In a damning submission to the Clarke inquiry into the handling of the case, the head of the country’s main intelligence agency said it told the government there were no grounds to believe Dr Haneef was linked to, or even knew about, the botched June car bombings. It raises questions about the actions of the then immigration minister, Kevin Andrews, who cancelled the doctor’s visa, and of the Australian Federal Police Commissioner, Mick Keelty, who has declared there were grounds to treat Dr Haneef as a security risk.
This was on top of similar advice to the AFP nearly three weeks ago:
“ The Queensland Police Service says it told Australia Federal Police (AFP) officers last year there was not enough evidence to charge Dr Mohamed Haneef with supporting a terrorist organisation.
There is now no doubt at all, if there ever was any, that the Haneef affair was Howard’s last ditch attempt at a Tampa Overboard for the 2007 election, aided and abetted by his lapdog, AFP Commissioner Keelty, and the Joke, Kevin Andrews.
More recently,
“ A senior counter-terrorism officer with the Australian Federal Police…testified that police were directed to charge “as many suspects as possible” with terrorism offences in order to test the new anti-terrorism laws introduced in 2003…”At the time we were directed, we were informed, to lay as many charges under the new terrorist legislation against as many suspects as possible because we wanted to use the new legislation,” Mr Lam Paktsun testified.

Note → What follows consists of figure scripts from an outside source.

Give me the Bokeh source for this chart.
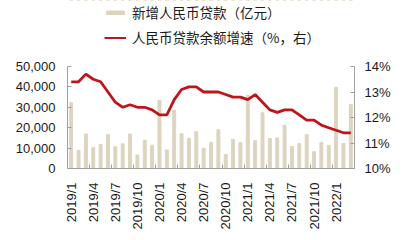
from bokeh.plotting import figure
from bokeh.layouts import column
from bokeh.models import (Range1d, LinearAxis, FixedTicker, NumeralTickFormatter,
                          PrintfTickFormatter, Legend, LegendItem, ColumnDataSource)
from bokeh.embed import file_html
from bokeh.resources import INLINE
import math

months = [f"{y}/{m}" for y in (2019, 2020, 2021) for m in range(1, 13)] + ["2022/1", "2022/2", "2022/3"]

new_loans = [32300, 8858, 16900, 10200, 11800, 16600, 10600, 12100, 16900, 6613, 13900, 11400,
             33400, 9057, 28500, 17000, 14800, 18100, 9927, 12800, 19000, 6898, 14300, 12600,
             35800, 13600, 27300, 14700, 15000, 21200, 10800, 12200, 16600, 8262, 12700, 11300,
             39800, 12300, 31300]

loan_growth = [13.4, 13.4, 13.7, 13.5, 13.4, 13.0, 12.6, 12.4, 12.5, 12.4, 12.4, 12.3,
               12.1, 12.1, 12.7, 13.1, 13.2, 13.2, 13.0, 13.0, 13.0, 12.9, 12.8, 12.8,
               12.7, 12.9, 12.6, 12.3, 12.2, 12.3, 12.3, 12.1, 11.9, 11.9, 11.7, 11.6,
               11.5, 11.4, 11.4]

left_ticks = [0, 10000, 20000, 30000, 40000, 50000]
right_ticks = [10, 11, 12, 13, 14]
label_every = 3

bar_label = "新增人民币贷款（亿元）"
line_label = "人民币贷款余额增速（%，右）"

idx = list(range(len(months)))
src = ColumnDataSource(dict(x=idx, loans=new_loans, growth=loan_growth))

num_font = "Liberation Sans"
cjk_font = "Noto Sans CJK SC"
axis_col = "#a0a0a0"
txt_col = "#1a1a1a"
bar_col = "#ddd4c0"
line_col = "#c0141b"

# ---- legend strip on top (its frame is aligned with the main chart's frame) ----
lg = figure(width=411, height=50, output_backend="svg", toolbar_location=None,
            x_range=Range1d(-0.5, len(months) - 0.5), y_range=Range1d(-2, -1),
            min_border_left=67, min_border_right=57, min_border_top=0, min_border_bottom=0,
            x_axis_type=None, y_axis_type=None)
lg.outline_line_color = None
lg.xgrid.visible = False
lg.ygrid.visible = False
lb = lg.vbar(x="x", top="loans", width=0.4, source=src, color=bar_col)
ll = lg.line(x="x", y="loans", source=src, color=line_col, line_width=2)
legend = Legend(items=[LegendItem(label=bar_label, renderers=[lb]),
                       LegendItem(label=line_label, renderers=[ll])],
                location=(37, 3), orientation="vertical",
                label_text_font=cjk_font, label_text_font_size="13.5px",
                label_text_color=txt_col, glyph_width=22, glyph_height=5,
                label_standoff=6, spacing=5, label_height=16, padding=0, margin=0,
                border_line_color=None, background_fill_alpha=0)
lg.add_layout(legend, "center")

# ---- main chart ----
p = figure(width=411, height=190, output_backend="svg", toolbar_location=None,
           x_range=Range1d(-0.5, len(months) - 0.5), y_range=Range1d(0, 50000),
           min_border_left=67, min_border_right=57, min_border_top=16, min_border_bottom=72)
p.outline_line_color = None
p.xgrid.visible = False
p.ygrid.visible = False

p.extra_y_ranges = {"r": Range1d(10, 14)}

bars = p.vbar(x="x", top="loans", width=0.4, source=src, color=bar_col)
line = p.line(x="x", y="growth", source=src, y_range_name="r", color=line_col, line_width=2.8)

# left axis
ya = p.yaxis[0]
ya.ticker = FixedTicker(ticks=left_ticks)
ya.formatter = NumeralTickFormatter(format="0,0")
ya.major_label_text_font = num_font
ya.major_label_text_font_size = "13px"
ya.major_label_text_color = txt_col
ya.axis_line_color = axis_col
ya.major_tick_line_color = axis_col
ya.major_tick_in = 4
ya.major_tick_out = 0
ya.minor_tick_line_color = None
ya.major_label_standoff = 12

# right axis
ra = LinearAxis(y_range_name="r", ticker=FixedTicker(ticks=right_ticks),
                formatter=PrintfTickFormatter(format="%d%%"))
ra.major_label_text_font = num_font
ra.major_label_text_font_size = "13px"
ra.major_label_text_color = txt_col
ra.axis_line_color = axis_col
ra.major_tick_line_color = axis_col
ra.major_tick_in = 4
ra.major_tick_out = 0
ra.minor_tick_line_color = None
ra.major_label_standoff = 10
p.add_layout(ra, "right")

# bottom axis
xa = p.xaxis[0]
major = idx[::label_every]
minor = [i - 0.5 for i in major if i > 0] + [len(months) - 0.5]
xa.ticker = FixedTicker(ticks=major, minor_ticks=minor)
xa.major_label_overrides = {i: months[i] for i in major}
xa.major_label_orientation = math.pi / 2
xa.major_label_text_font = num_font
xa.major_label_text_font_size = "13px"
xa.major_label_text_color = txt_col
xa.axis_line_color = axis_col
xa.major_tick_line_color = None
xa.minor_tick_line_color = axis_col
xa.minor_tick_in = 4
xa.minor_tick_out = 0
xa.major_label_standoff = 8

layout = column(lg, p, spacing=0)
open("out.html", "w").write(file_html(layout, INLINE))
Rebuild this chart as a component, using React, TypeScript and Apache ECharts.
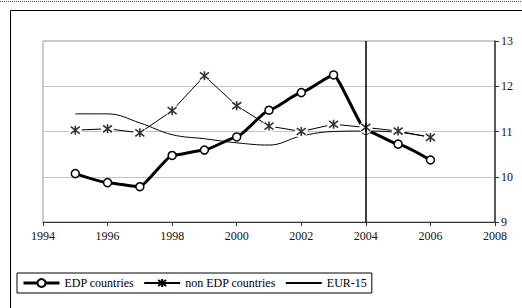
import React, { useEffect, useRef } from "react";
import * as echarts from "echarts";

const years = [1995, 1996, 1997, 1998, 1999, 2000, 2001, 2002, 2003, 2004, 2005, 2006];
const edp = [10.07, 9.87, 9.78, 10.47, 10.59, 10.88, 11.47, 11.86, 12.25, 11.03, 10.72, 10.37];
const nonEdp = [11.03, 11.06, 10.97, 11.46, 12.23, 11.57, 11.12, 11.0, 11.16, 11.09, 11.01, 10.87];
const eur15 = [11.39, 11.39, 11.19, 10.93, 10.84, 10.75, 10.7, 10.9, 11.0, 11.01, 10.98, 10.88];
const seriesNames = ["EDP countries", "non EDP countries", "EUR-15"];
const markerYear = 2004;

const FONT = '"Times New Roman", "Liberation Serif", "DejaVu Serif", serif';
const STAR = "path://M0,0L10,10M10,0L0,10M5,-1.5L5,11.5";

const pairs = (vals: number[]) => years.map((y, i) => [y, vals[i]]);

export default function App() {
  const ref = useRef<HTMLDivElement>(null);
  useEffect(() => {
    if (!ref.current) return;
    const chart = echarts.init(ref.current, undefined, { renderer: "svg" });
    chart.setOption({
      animation: false,
      backgroundColor: "#fff",
      textStyle: { fontFamily: FONT },
      grid: {
        left: 43,
        top: 41,
        width: 452,
        height: 181,
        show: true,
        borderColor: "#9a9a9a",
        borderWidth: 1,
      },
      xAxis: {
        type: "value",
        min: 1994,
        max: 2008,
        interval: 2,
        axisLine: { show: true, onZero: false, lineStyle: { color: "#333", width: 1.2 } },
        axisTick: { show: true, inside: false, length: 4, lineStyle: { color: "#333" } },
        splitLine: { show: false },
        axisLabel: {
          margin: 8,
          color: "#111",
          fontFamily: FONT,
          fontSize: 12,
          formatter: (v: number) => String(v),
        },
      },
      yAxis: {
        type: "value",
        position: "right",
        min: 9,
        max: 13,
        interval: 1,
        axisLine: { show: true, lineStyle: { color: "#333", width: 1.5 } },
        axisTick: { show: true, inside: false, length: 4, lineStyle: { color: "#333" } },
        splitLine: { show: true, lineStyle: { color: "#c4c4c4", width: 1 } },
        axisLabel: { margin: 6, color: "#111", fontFamily: FONT, fontSize: 12 },
      },
      legend: {
        left: 17,
        top: 273,
        orient: "horizontal",
        borderColor: "#000",
        borderWidth: 1,
        borderRadius: 0,
        padding: [4, 5, 4, 5],
        itemWidth: 36,
        itemHeight: 10,
        itemGap: 9,
        data: [
          { name: seriesNames[0], lineStyle: { width: 3, color: "#000" } },
          { name: seriesNames[1] },
          { name: seriesNames[2] },
        ],
        textStyle: { fontFamily: FONT, fontSize: 12, color: "#000" },
      },
      graphic: [
        {
          type: "line",
          shape: { x1: 0, y1: 1.5, x2: 522, y2: 1.5 },
          style: { stroke: "#555", lineWidth: 1, lineDash: [1, 1] },
          silent: true,
        },
        {
          type: "rect",
          shape: { x: 10.5, y: 10.5, width: 530, height: 320 },
          style: { fill: "none", stroke: "#000", lineWidth: 1 },
          silent: true,
        },
      ],
      series: [
        {
          name: seriesNames[2],
          type: "line",
          data: pairs(eur15),
          smooth: 0.4,
          showSymbol: false,
          symbol: "none",
          lineStyle: { color: "#000", width: 1 },
          itemStyle: { color: "rgba(0,0,0,0)", borderColor: "rgba(0,0,0,0)", borderWidth: 0 },
          z: 2,
        },
        {
          name: seriesNames[1],
          type: "line",
          data: pairs(nonEdp),
          symbol: STAR,
          symbolSize: 9,
          lineStyle: { color: "#000", width: 1 },
          itemStyle: { color: "#000", borderColor: "#000", borderWidth: 1.6 },
          z: 2,
        },
        {
          name: seriesNames[0],
          type: "line",
          data: pairs(edp),
          smooth: 0.15,
          smoothMonotone: "x",
          symbol: "circle",
          symbolSize: 8,
          lineStyle: { color: "#000", width: 3 },
          itemStyle: { color: "#fff", borderColor: "#000", borderWidth: 1.5 },
          z: 2,
          markLine: {
            silent: true,
            symbol: ["none", "none"],
            label: { show: false },
            lineStyle: { color: "#000", width: 1.5, type: "solid" },
            data: [{ xAxis: markerYear }],
          },
        },
        {
          name: "bg",
          type: "scatter",
          data: pairs(nonEdp),
          symbol: "circle",
          symbolSize: 13,
          itemStyle: { color: "#fff", opacity: 1 },
          silent: true,
          z: 3,
        },
        {
          name: "stars",
          type: "scatter",
          data: pairs(nonEdp),
          symbol: STAR,
          symbolSize: 9,
          itemStyle: { color: "#000", borderColor: "#000", borderWidth: 1.6 },
          silent: true,
          z: 4,
        },
      ],
    });
    return () => chart.dispose();
  }, []);
  return (
    <div
      ref={ref}
      style={{ position: "absolute", left: 0, top: 0, width: 522, height: 308 }}
    />
  );
}
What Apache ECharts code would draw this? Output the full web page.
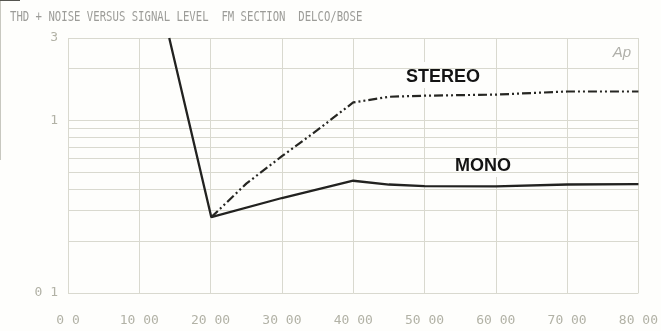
<!DOCTYPE html>
<html>
<head>
<meta charset="utf-8">
<script src="https://cdn.jsdelivr.net/npm/echarts@6/dist/echarts.min.js"></script>
<style>
html,body{margin:0;padding:0;background:#fefefc;}
#c{width:661px;height:331px;}
</style>
</head>
<body>
<div id="c"></div>
<script>
// ---- data ----
var xTickLabels = ['0 0','10 00','20 00','30 00','40 00','50 00','60 00','70 00','80 00'];
var yTickValues = [0.1, 1, 3];
var yTickLabels = ['0 1', '1', '3'];
var yGridValues = [0.1,0.2,0.3,0.4,0.5,0.6,0.7,0.8,0.9,1,2,3];
var monoX = [14.2, 20.1, 30, 40, 45, 50, 60, 70, 80];
var monoY = [3, 0.275, 0.355, 0.447, 0.425, 0.416, 0.415, 0.425, 0.427];
var stereoX = [20.1, 25, 30, 35, 40, 45, 50, 60, 70, 80];
var stereoY = [0.275, 0.43, 0.62, 0.88, 1.27, 1.37, 1.39, 1.41, 1.47, 1.47];
var titleText = 'THD + NOISE VERSUS SIGNAL LEVEL  FM SECTION  DELCO/BOSE';

function zip(a, b) { return a.map(function (v, i) { return [v, b[i]]; }); }

var gridColor = '#d9d9cf';
var chart = echarts.init(document.getElementById('c'), null, {renderer: 'canvas'});
chart.setOption({
  backgroundColor: '#fefefc',
  animation: false,
  grid: {left: 68, right: 21, top: 38, bottom: 38, containLabel: false},
  xAxis: {
    type: 'value', min: 0, max: 80, interval: 10,
    axisLine: {show: false}, axisTick: {show: false},
    splitLine: {show: true, lineStyle: {color: gridColor, width: 1}},
    axisLabel: {
      margin: 21, color: '#b2b2a6', fontFamily: 'DejaVu Sans Mono', fontSize: 13,
      formatter: function (v) { return xTickLabels[Math.round(v / 10)] || ''; }
    }
  },
  yAxis: {
    type: 'log', logBase: 10, min: 0.1, max: 3,
    axisLine: {show: false}, axisTick: {show: false},
    splitLine: {show: false},
    axisLabel: {
      margin: 10, color: '#b2b2a6', fontFamily: 'DejaVu Sans Mono', fontSize: 13,
      formatter: function (v) {
        for (var i = 0; i < yTickValues.length; i++) {
          if (Math.abs(v - yTickValues[i]) / yTickValues[i] < 0.01) return yTickLabels[i];
        }
        return '';
      }
    }
  },
  series: [
    {
      type: 'line', name: 'grid', data: [], silent: true,
      markLine: {
        silent: true, symbol: 'none', animation: false,
        label: {show: false},
        lineStyle: {color: gridColor, type: 'solid', width: 1},
        data: yGridValues.map(function (v) { return {yAxis: v}; })
      }
    },
    {
      type: 'line', name: 'MONO', data: zip(monoX, monoY), symbol: 'none', z: 5,
      lineStyle: {color: '#222220', width: 2.3}
    },
    {
      type: 'line', name: 'STEREO', data: zip(stereoX, stereoY), symbol: 'none', z: 5,
      lineStyle: {color: '#262622', width: 2.2, type: [9, 3, 2, 3, 2, 3]}
    }
  ],
  graphic: [
    {type: 'rect', shape: {x: 396, y: 62, width: 92, height: 26}, style: {fill: '#fefefc'}, z: 3},
    {type: 'rect', shape: {x: 441, y: 155, width: 79, height: 22}, style: {fill: '#fefefc'}, z: 3},
    {type: 'text', x: 10, y: 10, scaleX: 0.76, z: 10,
     style: {text: titleText, fill: '#9c9c98', font: '14px "DejaVu Sans Mono"'}},
    {type: 'text', x: 443, y: 77, z: 10,
     style: {text: 'STEREO', fill: '#141414', font: 'bold 18px "Liberation Sans"', align: 'center', verticalAlign: 'middle'}},
    {type: 'text', x: 483, y: 166, z: 10,
     style: {text: 'MONO', fill: '#141414', font: 'bold 18px "Liberation Sans"', align: 'center', verticalAlign: 'middle'}},
    {type: 'text', x: 622, y: 53, z: 10,
     style: {text: 'Ap', fill: '#b0b0aa', font: 'italic 15px "Liberation Sans"', align: 'center', verticalAlign: 'middle'}},
    {type: 'line', shape: {x1: 0.5, y1: 0, x2: 0.5, y2: 160}, style: {stroke: '#c8c8c0', lineWidth: 1}},
    {type: 'line', shape: {x1: 0, y1: 0.5, x2: 20, y2: 0.5}, style: {stroke: '#555550', lineWidth: 1}}
  ]
});
</script>
</body>
</html>
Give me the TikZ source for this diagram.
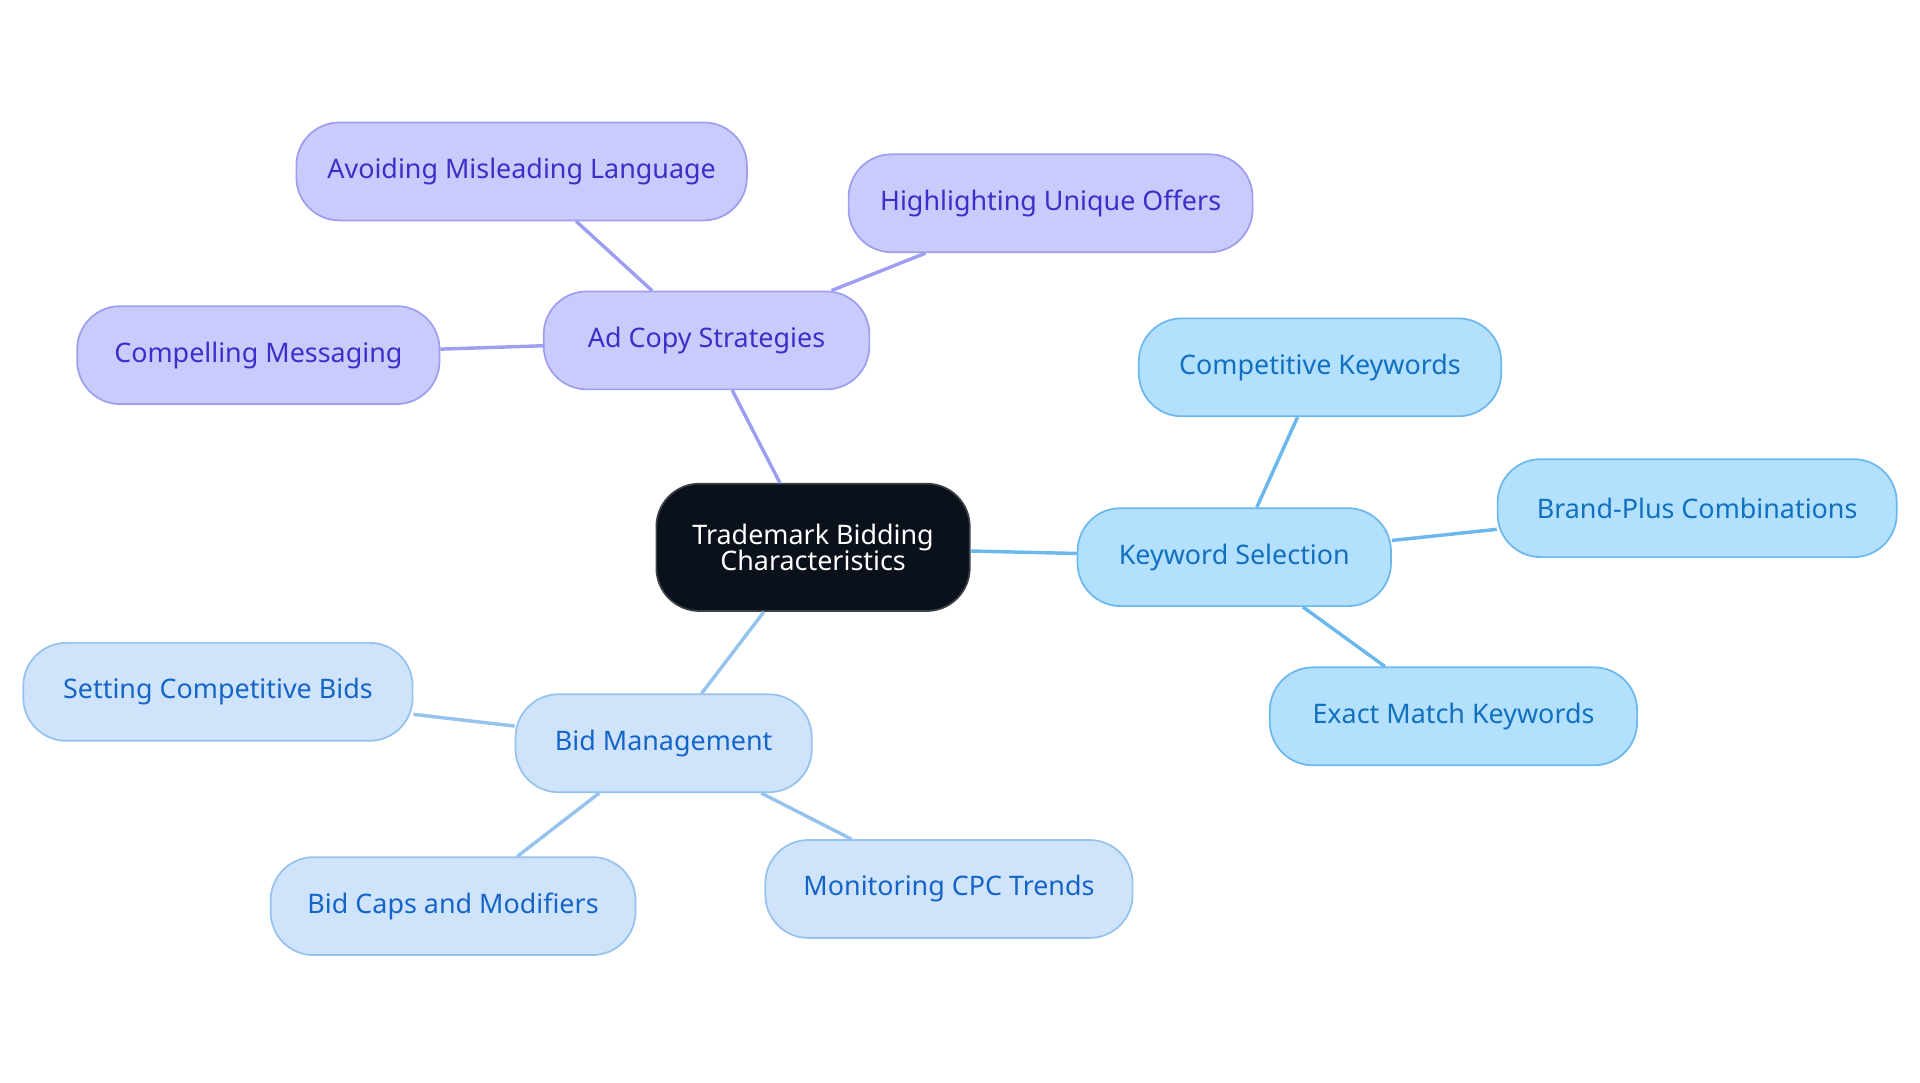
\documentclass[tikz,border=0pt]{standalone}
\usepackage{fontspec}
\setmainfont{Noto Sans}
\definecolor{rootfill}{HTML}{0B111B}
\definecolor{adfill}{HTML}{CACAFC}
\definecolor{adline}{HTML}{9E9EF0}
\definecolor{adtext}{HTML}{3A2FC8}
\definecolor{kwfill}{HTML}{B3E0FD}
\definecolor{kwline}{HTML}{6BB8EE}
\definecolor{kwtext}{HTML}{1170C0}
\definecolor{bidfill}{HTML}{CFE3FB}
\definecolor{bidline}{HTML}{96C2EE}
\definecolor{bidtext}{HTML}{1565C8}
\tikzset{
  box/.style={rounded corners=20pt, minimum height=1.6cm, line width=0.8pt, font=\fontsize{12.5}{15}\selectfont, align=center},
  root/.style={box, fill=rootfill, draw=rootfill!80, text=white, minimum height=2.08cm},
  adbox/.style={box, fill=adfill, draw=adline, text=adtext},
  kwbox/.style={box, fill=kwfill, draw=kwline, text=kwtext},
  bidbox/.style={box, fill=bidfill, draw=bidline, text=bidtext},
  link/.style={line width=1.6pt}
}
\begin{document}
\begin{tikzpicture}[x=0.02cm, y=-0.02cm]
\useasboundingbox (0,0) rectangle (1568,884);
% root
\node[root, minimum width=5.12cm] (root) at (664,447) {Trademark Bidding\\[-3pt]Characteristics};
% ad copy branch
\node[adbox, minimum width=5.32cm] (ad) at (577,278) {Ad Copy Strategies};
\node[adbox, minimum width=7.36cm] (avoid) at (426,140) {Avoiding Misleading Language};
\node[adbox, minimum width=6.6cm] (unique) at (858,166) {Highlighting Unique Offers};
\node[adbox, minimum width=5.92cm] (compel) at (211,290) {Compelling Messaging};
% keyword branch
\node[kwbox, minimum width=5.12cm] (kw) at (1008,455) {Keyword Selection};
\node[kwbox, minimum width=5.92cm] (compkw) at (1078,300) {Competitive Keywords};
\node[kwbox, minimum width=6.52cm] (brand) at (1386,415) {Brand-Plus Combinations};
\node[kwbox, minimum width=6cm] (exact) at (1187,585) {Exact Match Keywords};
% bid branch
\node[bidbox, minimum width=4.84cm] (bid) at (542,607) {Bid Management};
\node[bidbox, minimum width=6.36cm] (setbid) at (178,565) {Setting Competitive Bids};
\node[bidbox, minimum width=5.96cm] (caps) at (370,740) {Bid Caps and Modifiers};
\node[bidbox, minimum width=6cm] (cpc) at (775,726) {Monitoring CPC Trends};
% connectors
\begin{scope}[on background layer/.style={}]
\draw[link, adline] (root) -- (ad);
\draw[link, adline] (ad) -- (avoid);
\draw[link, adline] (ad) -- (unique);
\draw[link, adline] (ad) -- (compel);
\draw[link, kwline] (root) -- (kw);
\draw[link, kwline] (kw) -- (compkw);
\draw[link, kwline] (kw) -- (brand);
\draw[link, kwline] (kw) -- (exact);
\draw[link, bidline] (root) -- (bid);
\draw[link, bidline] (bid) -- (setbid);
\draw[link, bidline] (bid) -- (caps);
\draw[link, bidline] (bid) -- (cpc);
\end{scope}
\end{tikzpicture}
\end{document}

An AFP spokesperson was asked whether the ASIO statement made Keelty’s position untenable.
The answer is ‘Yes’.
As we said here last November,
“ can there any longer possibly be any question that the appalling, scandal-ridden, utterly discredited and totally compromised Keelty is irredeemably politicised – in fact has offered himself up to the political game by his own choice?
“It’s time for Mick Keelty to resign. Or be sacked…Keelty has to go because of how he thinks about the law…He has to go because everything points to his being utterly politicised and his making decisions on political, not legal, grounds as directed by his [then] masters, the Howard ministry.”
Keelty made, cleverly he probably thought, a Faustian pact with the Devil of Realpolitik. Now he’s been caught out yet again and so we say, yet again:
“Do the decent thing at long last, Mick.”